I’ve been a fan of chef and culinary scientist J. Kenji Lopez-Alt ever since his first bestselling cookbook, “The Food Lab: Better Home Cooking Through Science,” was published in 2015. So like so many others, I couldn’t wait to get my hands on his highly anticipated follow-up, “The Wok: Recipes and Techniques” (Norton, $50), which hit store shelves on March 8.
It was worth the wait.
The 658-page cookbook grew out of a chapter on the wok that had been edited out of his first cookbook. It makes a compelling case that, when it comes to producing fast, flavorful and versatile meals, nothing beats stir-frying in the traditional Chinese cooking vessel.
Along with an introductory chapter on how to buy, season, clean and maintain a wok, it includes instructions on knife skills and easy-to-follow wok techniques for a variety of meats and vegetables. It also boasts more than 200 recipes — many with mouthwatering photos — for stir-fries, rice, noodles and simple no-cook side dishes such as smashed cucumber salad.

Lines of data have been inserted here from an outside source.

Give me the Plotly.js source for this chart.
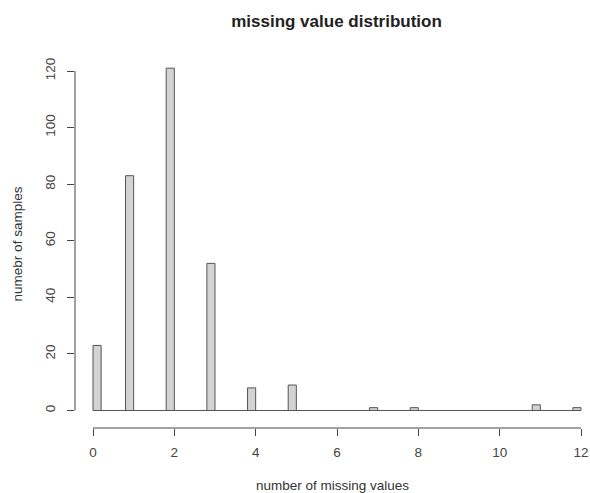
<!DOCTYPE html>
<html>
<head>
<meta charset="utf-8">
<script src="https://cdn.plot.ly/plotly-3.0.1.min.js"></script>
<style>html,body{margin:0;padding:0;background:#fff;}#chart{width:590px;height:493px;}</style>
</head>
<body>
<div id="chart"></div>
<script>
// number of missing values per sample (histogram bins, right-closed, width 0.2)
const missingValues = [0, 1, 2, 3, 4, 5, 7, 8, 11, 12];
const sampleCounts = [23, 83, 121, 52, 8, 9, 1, 1, 2, 1];
const binWidth = 0.2;
const xTicks = [0, 2, 4, 6, 8, 10, 12];
const yTicks = [0, 20, 40, 60, 80, 100, 120];

// R hist: bins (v-0.2, v], lowest bin [0, 0.2]
const binCenters = missingValues.map(v => v === 0 ? binWidth / 2 : v - binWidth / 2);

const font = {family: 'Liberation Sans, Arial, sans-serif', color: '#333'};

const trace = {
  type: 'bar',
  x: binCenters,
  y: sampleCounts,
  width: binWidth,
  marker: {color: '#d3d3d3', line: {color: '#555', width: 1}},
  hoverinfo: 'x+y'
};

const xMin = xTicks[0], xMax = xTicks[xTicks.length - 1];
const yMin = yTicks[0], yMax = yTicks[yTicks.length - 1];

const layout = {
  width: 590, height: 493,
  margin: {l: 75, r: 0, t: 60, b: 65},
  paper_bgcolor: '#fff', plot_bgcolor: '#fff',
  showlegend: false,
  font: font,
  title: {text: '<b>missing value distribution</b>', x: 0.5703, xanchor: 'center', y: 0.957, yanchor: 'middle',
          font: {family: font.family, size: 17, color: '#222'}},
  xaxis: {
    range: [-0.4426, 12.221],
    tickvals: xTicks, ticktext: xTicks.map(String),
    ticks: 'outside', ticklen: 7, tickcolor: '#444', tickwidth: 1,
    ticklabelstandoff: 5,
    showline: false, showgrid: false, zeroline: false,
    tickfont: {family: font.family, size: 13.5, color: '#444'},
    title: {text: 'number of missing values', standoff: 23, font: {family: font.family, size: 13.5, color: '#333'}},
    fixedrange: true
  },
  yaxis: {
    range: [-6.19, 123.9],
    tickvals: yTicks, ticktext: yTicks.map(String),
    ticks: 'outside', ticklen: 7, tickcolor: '#444', tickwidth: 1,
    tickangle: -90,
    ticklabelstandoff: 7,
    showline: false, showgrid: false, zeroline: false,
    tickfont: {family: font.family, size: 13.5, color: '#444'},
    title: {text: 'numebr of samples', standoff: 16, font: {family: font.family, size: 13.5, color: '#333'}},
    fixedrange: true
  },
  shapes: [
    // y axis line from first to last tick
    {type: 'line', xref: 'paper', yref: 'y', x0: 0, x1: 0, y0: yMin, y1: yMax, line: {color: '#444', width: 1}},
    // x axis line from first to last tick
    {type: 'line', xref: 'x', yref: 'paper', x0: xMin, x1: xMax, y0: 0, y1: 0, line: {color: '#444', width: 1}},
    // histogram baseline (empty bins)
    {type: 'line', xref: 'x', yref: 'y', x0: xMin, x1: xMax, y0: 0, y1: 0, line: {color: '#555', width: 1}, layer: 'below'}
  ]
};

Plotly.newPlot('chart', [trace], layout, {displayModeBar: false, staticPlot: true});
</script>
</body>
</html>
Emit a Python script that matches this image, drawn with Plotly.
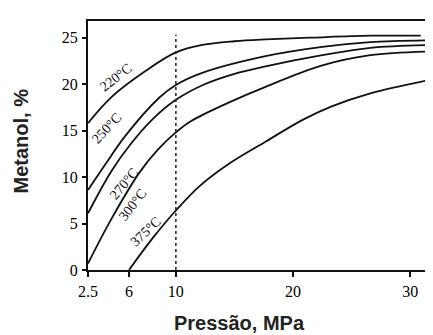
import plotly.graph_objects as go

# ---- data ----
p_220 = [2.5, 4.5, 7.4, 10.0, 12.25, 15.0, 17.65, 21.7, 26.6, 30.9]
v_220 = [15.8, 18.6, 21.4, 23.4, 24.2, 24.6, 24.8, 25.0, 25.2, 25.2]

p_250 = [2.5, 4.0, 5.67, 8.55, 10.0, 12.25, 17.65, 22.5, 26.6, 31.6]
v_250 = [8.6, 11.4, 14.4, 18.5, 19.9, 21.2, 23.0, 24.0, 24.5, 24.7]

p_270 = [2.5, 4.48, 6.18, 8.0, 10.0, 12.5, 15.0, 17.65, 22.5, 26.6, 31.6]
v_270 = [6.1, 10.6, 13.6, 16.2, 18.3, 20.0, 21.1, 21.9, 23.1, 23.9, 24.2]

p_300 = [2.5, 4.5, 6.9, 8.5, 10.0, 11.27, 14.5, 17.65, 22.5, 26.6, 31.6]
v_300 = [0.7, 5.5, 10.5, 13.0, 14.8, 16.0, 18.0, 19.7, 22.0, 23.1, 23.5]

p_375 = [6.0, 8.0, 10.0, 12.0, 14.5, 17.65, 20.9, 23.3, 26.6, 31.9]
v_375 = [0.0, 3.4, 6.4, 9.0, 11.4, 13.8, 16.2, 17.6, 19.0, 20.5]

series_names = ["220°C", "250°C", "270°C", "300°C", "375°C"]

ref_pressure = 10
ref_top = 25.3

x_ticks = [2.5, 6, 10, 20, 30]
x_tick_text = ["2.5", "6", "10", "20", "30"]
y_ticks = [0, 5, 10, 15, 20, 25]

# label anchor positions (data coords) and angles
label_p = [4.88, 4.09, 5.6, 6.36, 7.45]
label_v = [20.7, 15.2, 9.3, 7.0, 4.1]
label_angle = [-38, -47, -50, -52, -43]

fig = go.Figure()
for px_, py_, name in zip([p_220, p_250, p_270, p_300, p_375],
                          [v_220, v_250, v_270, v_300, v_375], series_names):
    fig.add_trace(go.Scatter(x=px_, y=py_, mode="lines", name=name,
                             line=dict(color="#111111", width=1.8, shape="spline", smoothing=1.0),
                             showlegend=False, hoverinfo="skip"))

fig.add_trace(go.Scatter(x=[ref_pressure, ref_pressure], y=[0, ref_top], mode="lines",
                         line=dict(color="#222222", width=1.5, dash="dot"),
                         showlegend=False, hoverinfo="skip"))

for t, x, y, a in zip(series_names, label_p, label_v, label_angle):
    fig.add_annotation(x=x, y=y, xref="x", yref="y", text=t, showarrow=False,
                       textangle=a, font=dict(family="Liberation Serif", size=14, color="#111"))

fig.add_annotation(text="<b>Metanol, %</b>", xref="paper", yref="paper",
                   x=-0.19, y=0.52, xanchor="center", yanchor="middle",
                   textangle=-90, showarrow=False,
                   font=dict(family="Liberation Sans", size=20, color="#222"))
fig.add_annotation(text="<b>Pressão, MPa</b>", xref="paper", yref="paper",
                   x=0.43, y=-0.212, xanchor="center", yanchor="middle",
                   showarrow=False,
                   font=dict(family="Liberation Sans", size=20, color="#222"))

fig.update_xaxes(range=[2.5, 32.63], tickvals=x_ticks, ticktext=x_tick_text,
                 showgrid=False, zeroline=False, showline=True, linecolor="#111",
                 linewidth=2, mirror=True, ticks="outside", ticklen=5, tickwidth=1.5,
                 tickcolor="#111", ticklabelstandoff=1,
                 tickfont=dict(family="Liberation Serif", size=16, color="#000"))
fig.update_yaxes(range=[0, 26.78], tickvals=y_ticks,
                 showgrid=False, zeroline=False, showline=True, linecolor="#111",
                 linewidth=2, ticks="outside", ticklen=4, tickwidth=1.5,
                 tickcolor="#111", ticklabelstandoff=1,
                 tickfont=dict(family="Liberation Serif", size=16, color="#000"))

fig.update_layout(width=433, height=335, margin=dict(l=80, r=0, t=13, b=73),
                  plot_bgcolor="white", paper_bgcolor="white")

fig.write_html("out.html")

I test-drove the cookbook with one of my favorite Chinese recipes, Dan Dan Noodles, which Lopez-Alt writes “are to Sichuan what the hamburger is to the United States: They’re ubiquitous, there are certain expectations, but there are no hard and fast rules other than the basic ingredients” — noodles, chile oil, pickled Sichuan vegetables, vinegar and lip- and tongue-numbing Sichuan peppercorns.